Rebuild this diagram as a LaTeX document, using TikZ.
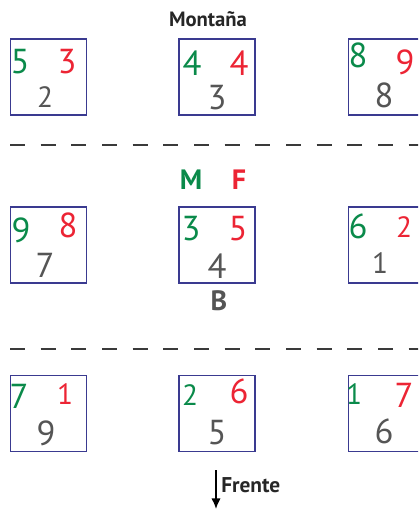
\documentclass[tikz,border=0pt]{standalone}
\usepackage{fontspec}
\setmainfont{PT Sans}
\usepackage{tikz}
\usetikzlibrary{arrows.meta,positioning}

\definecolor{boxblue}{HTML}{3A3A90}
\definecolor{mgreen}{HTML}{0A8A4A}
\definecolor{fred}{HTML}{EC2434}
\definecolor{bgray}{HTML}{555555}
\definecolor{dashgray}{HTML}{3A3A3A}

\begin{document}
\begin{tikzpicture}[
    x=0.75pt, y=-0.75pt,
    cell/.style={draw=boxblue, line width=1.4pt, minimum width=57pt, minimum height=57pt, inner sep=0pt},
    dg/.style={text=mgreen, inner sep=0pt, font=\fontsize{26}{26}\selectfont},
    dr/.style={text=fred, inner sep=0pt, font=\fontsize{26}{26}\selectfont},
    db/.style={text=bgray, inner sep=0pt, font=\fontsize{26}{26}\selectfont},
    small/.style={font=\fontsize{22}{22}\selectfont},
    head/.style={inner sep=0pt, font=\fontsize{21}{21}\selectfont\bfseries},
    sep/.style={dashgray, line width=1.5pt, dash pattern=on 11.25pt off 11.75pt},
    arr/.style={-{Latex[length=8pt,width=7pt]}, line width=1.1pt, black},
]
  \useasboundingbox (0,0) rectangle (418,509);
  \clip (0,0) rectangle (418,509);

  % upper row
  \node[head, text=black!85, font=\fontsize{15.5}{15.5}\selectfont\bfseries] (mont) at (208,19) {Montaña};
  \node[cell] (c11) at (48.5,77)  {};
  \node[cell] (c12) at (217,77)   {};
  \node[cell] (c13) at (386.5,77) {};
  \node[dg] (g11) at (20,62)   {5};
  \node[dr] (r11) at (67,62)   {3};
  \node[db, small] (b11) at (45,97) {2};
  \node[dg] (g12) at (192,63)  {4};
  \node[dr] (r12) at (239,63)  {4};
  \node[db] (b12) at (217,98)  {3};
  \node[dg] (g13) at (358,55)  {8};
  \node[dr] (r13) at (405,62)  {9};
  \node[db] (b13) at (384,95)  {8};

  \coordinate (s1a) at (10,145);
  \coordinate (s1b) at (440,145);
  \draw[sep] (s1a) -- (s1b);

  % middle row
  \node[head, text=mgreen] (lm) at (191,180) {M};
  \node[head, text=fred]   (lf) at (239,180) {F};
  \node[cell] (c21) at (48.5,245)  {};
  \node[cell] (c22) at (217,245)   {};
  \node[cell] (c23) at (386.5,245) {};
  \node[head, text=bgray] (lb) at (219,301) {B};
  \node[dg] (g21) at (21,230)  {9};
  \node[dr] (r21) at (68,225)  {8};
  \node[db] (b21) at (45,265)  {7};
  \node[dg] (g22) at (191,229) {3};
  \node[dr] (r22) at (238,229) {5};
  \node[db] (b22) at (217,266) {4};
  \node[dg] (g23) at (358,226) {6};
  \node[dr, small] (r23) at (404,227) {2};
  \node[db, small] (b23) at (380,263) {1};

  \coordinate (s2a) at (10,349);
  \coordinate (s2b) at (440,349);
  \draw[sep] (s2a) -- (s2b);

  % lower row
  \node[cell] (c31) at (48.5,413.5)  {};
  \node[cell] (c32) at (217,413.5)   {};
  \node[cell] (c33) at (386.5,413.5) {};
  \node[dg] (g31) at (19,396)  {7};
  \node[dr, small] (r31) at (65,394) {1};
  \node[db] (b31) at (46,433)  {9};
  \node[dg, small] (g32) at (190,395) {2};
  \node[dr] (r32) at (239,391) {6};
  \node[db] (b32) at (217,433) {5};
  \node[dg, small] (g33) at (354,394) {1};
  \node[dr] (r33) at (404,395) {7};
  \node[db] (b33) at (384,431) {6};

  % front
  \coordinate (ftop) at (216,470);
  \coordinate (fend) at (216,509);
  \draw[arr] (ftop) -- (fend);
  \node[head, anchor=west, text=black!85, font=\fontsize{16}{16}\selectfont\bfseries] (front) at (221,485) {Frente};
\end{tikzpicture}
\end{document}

...

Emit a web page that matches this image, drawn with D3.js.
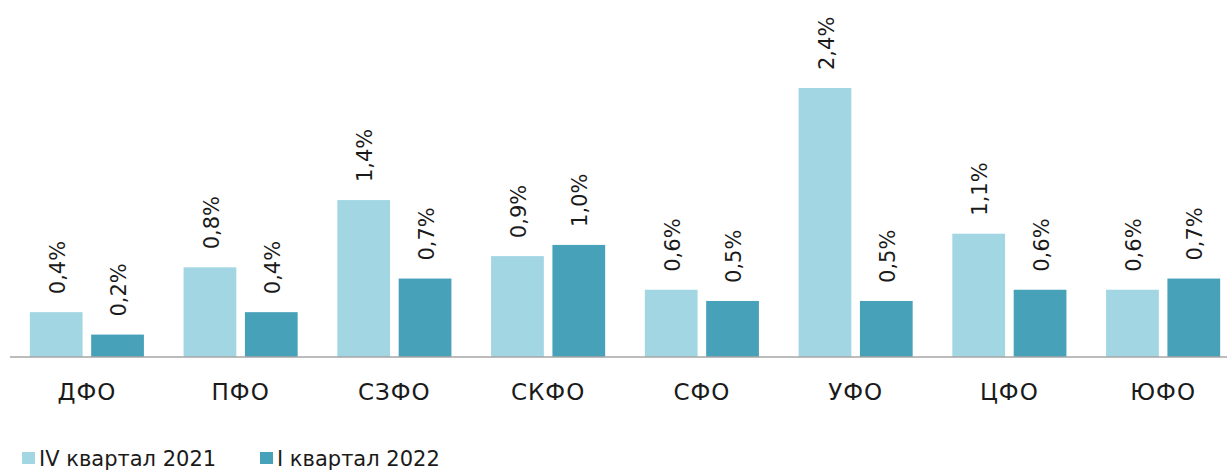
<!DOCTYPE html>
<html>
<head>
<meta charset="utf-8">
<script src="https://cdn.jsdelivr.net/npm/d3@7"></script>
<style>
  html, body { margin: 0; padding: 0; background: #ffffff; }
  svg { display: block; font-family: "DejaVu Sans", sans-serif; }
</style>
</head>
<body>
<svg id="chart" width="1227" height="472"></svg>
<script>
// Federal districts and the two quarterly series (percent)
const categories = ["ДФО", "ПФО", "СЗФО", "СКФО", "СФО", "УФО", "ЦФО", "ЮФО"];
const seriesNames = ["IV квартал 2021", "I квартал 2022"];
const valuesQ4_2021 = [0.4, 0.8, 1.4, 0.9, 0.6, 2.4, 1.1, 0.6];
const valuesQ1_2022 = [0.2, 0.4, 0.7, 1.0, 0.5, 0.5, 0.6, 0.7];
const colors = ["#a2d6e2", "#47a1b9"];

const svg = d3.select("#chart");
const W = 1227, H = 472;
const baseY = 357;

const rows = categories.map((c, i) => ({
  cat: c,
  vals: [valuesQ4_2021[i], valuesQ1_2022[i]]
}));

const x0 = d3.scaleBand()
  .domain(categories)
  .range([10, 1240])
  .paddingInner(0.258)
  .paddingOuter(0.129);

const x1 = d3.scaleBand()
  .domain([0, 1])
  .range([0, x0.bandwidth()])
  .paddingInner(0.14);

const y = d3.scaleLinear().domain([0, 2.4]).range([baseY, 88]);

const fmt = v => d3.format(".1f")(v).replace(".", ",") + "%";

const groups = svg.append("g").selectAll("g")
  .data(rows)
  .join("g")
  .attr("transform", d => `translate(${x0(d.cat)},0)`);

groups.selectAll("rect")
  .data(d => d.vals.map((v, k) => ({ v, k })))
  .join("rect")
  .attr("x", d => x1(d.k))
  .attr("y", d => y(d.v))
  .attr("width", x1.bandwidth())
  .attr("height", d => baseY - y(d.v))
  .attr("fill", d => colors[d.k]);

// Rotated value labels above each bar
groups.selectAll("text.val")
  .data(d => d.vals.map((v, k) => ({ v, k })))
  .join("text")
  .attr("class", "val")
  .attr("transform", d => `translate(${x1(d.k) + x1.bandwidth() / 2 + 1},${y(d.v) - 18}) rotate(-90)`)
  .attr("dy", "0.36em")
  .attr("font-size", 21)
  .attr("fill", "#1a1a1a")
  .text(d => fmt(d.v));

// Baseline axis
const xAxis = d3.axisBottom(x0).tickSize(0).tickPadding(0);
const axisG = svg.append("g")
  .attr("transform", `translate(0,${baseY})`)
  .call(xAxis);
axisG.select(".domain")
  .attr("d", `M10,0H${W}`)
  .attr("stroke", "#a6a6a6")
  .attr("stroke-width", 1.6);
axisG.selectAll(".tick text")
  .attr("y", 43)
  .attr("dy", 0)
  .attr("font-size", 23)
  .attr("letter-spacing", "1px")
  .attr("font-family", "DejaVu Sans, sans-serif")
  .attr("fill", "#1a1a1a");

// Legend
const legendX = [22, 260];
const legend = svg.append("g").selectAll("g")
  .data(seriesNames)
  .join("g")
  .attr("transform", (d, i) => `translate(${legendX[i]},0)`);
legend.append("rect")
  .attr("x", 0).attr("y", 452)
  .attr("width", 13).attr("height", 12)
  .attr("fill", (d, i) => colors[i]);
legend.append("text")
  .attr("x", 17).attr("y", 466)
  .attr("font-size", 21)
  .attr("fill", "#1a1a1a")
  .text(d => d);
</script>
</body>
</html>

--

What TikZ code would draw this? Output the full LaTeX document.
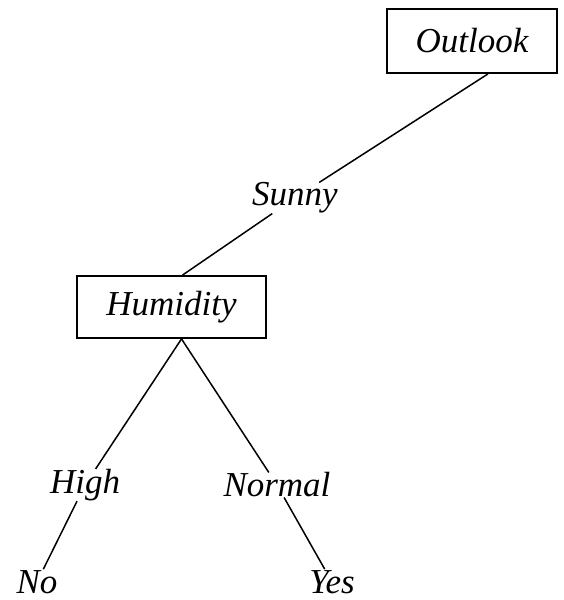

_Task requirements:_ Using the entries above, write out exactly the lines from the one with "Emit a web page" through the one with "const fmt = v", ends included. Leave out any pictures.

_Written response:_
Emit a web page that matches this image, drawn with D3.js.
<!DOCTYPE html>
<html>
<head>
<meta charset="utf-8">
<script src="https://cdn.jsdelivr.net/npm/d3@7"></script>
<style>
  html, body { margin: 0; padding: 0; background: #ffffff; }
  svg { display: block; font-family: "DejaVu Sans", sans-serif; }
</style>
</head>
<body>
<svg id="chart" width="1227" height="472"></svg>
<script>
// Federal districts and the two quarterly series (percent)
const categories = ["ДФО", "ПФО", "СЗФО", "СКФО", "СФО", "УФО", "ЦФО", "ЮФО"];
const seriesNames = ["IV квартал 2021", "I квартал 2022"];
const valuesQ4_2021 = [0.4, 0.8, 1.4, 0.9, 0.6, 2.4, 1.1, 0.6];
const valuesQ1_2022 = [0.2, 0.4, 0.7, 1.0, 0.5, 0.5, 0.6, 0.7];
const colors = ["#a2d6e2", "#47a1b9"];

const svg = d3.select("#chart");
const W = 1227, H = 472;
const baseY = 357;

const rows = categories.map((c, i) => ({
  cat: c,
  vals: [valuesQ4_2021[i], valuesQ1_2022[i]]
}));

const x0 = d3.scaleBand()
  .domain(categories)
  .range([10, 1240])
  .paddingInner(0.258)
  .paddingOuter(0.129);

const x1 = d3.scaleBand()
  .domain([0, 1])
  .range([0, x0.bandwidth()])
  .paddingInner(0.14);

const y = d3.scaleLinear().domain([0, 2.4]).range([baseY, 88]);

const fmt = v => d3.format(".1f")(v).replace(".", ",") + "%";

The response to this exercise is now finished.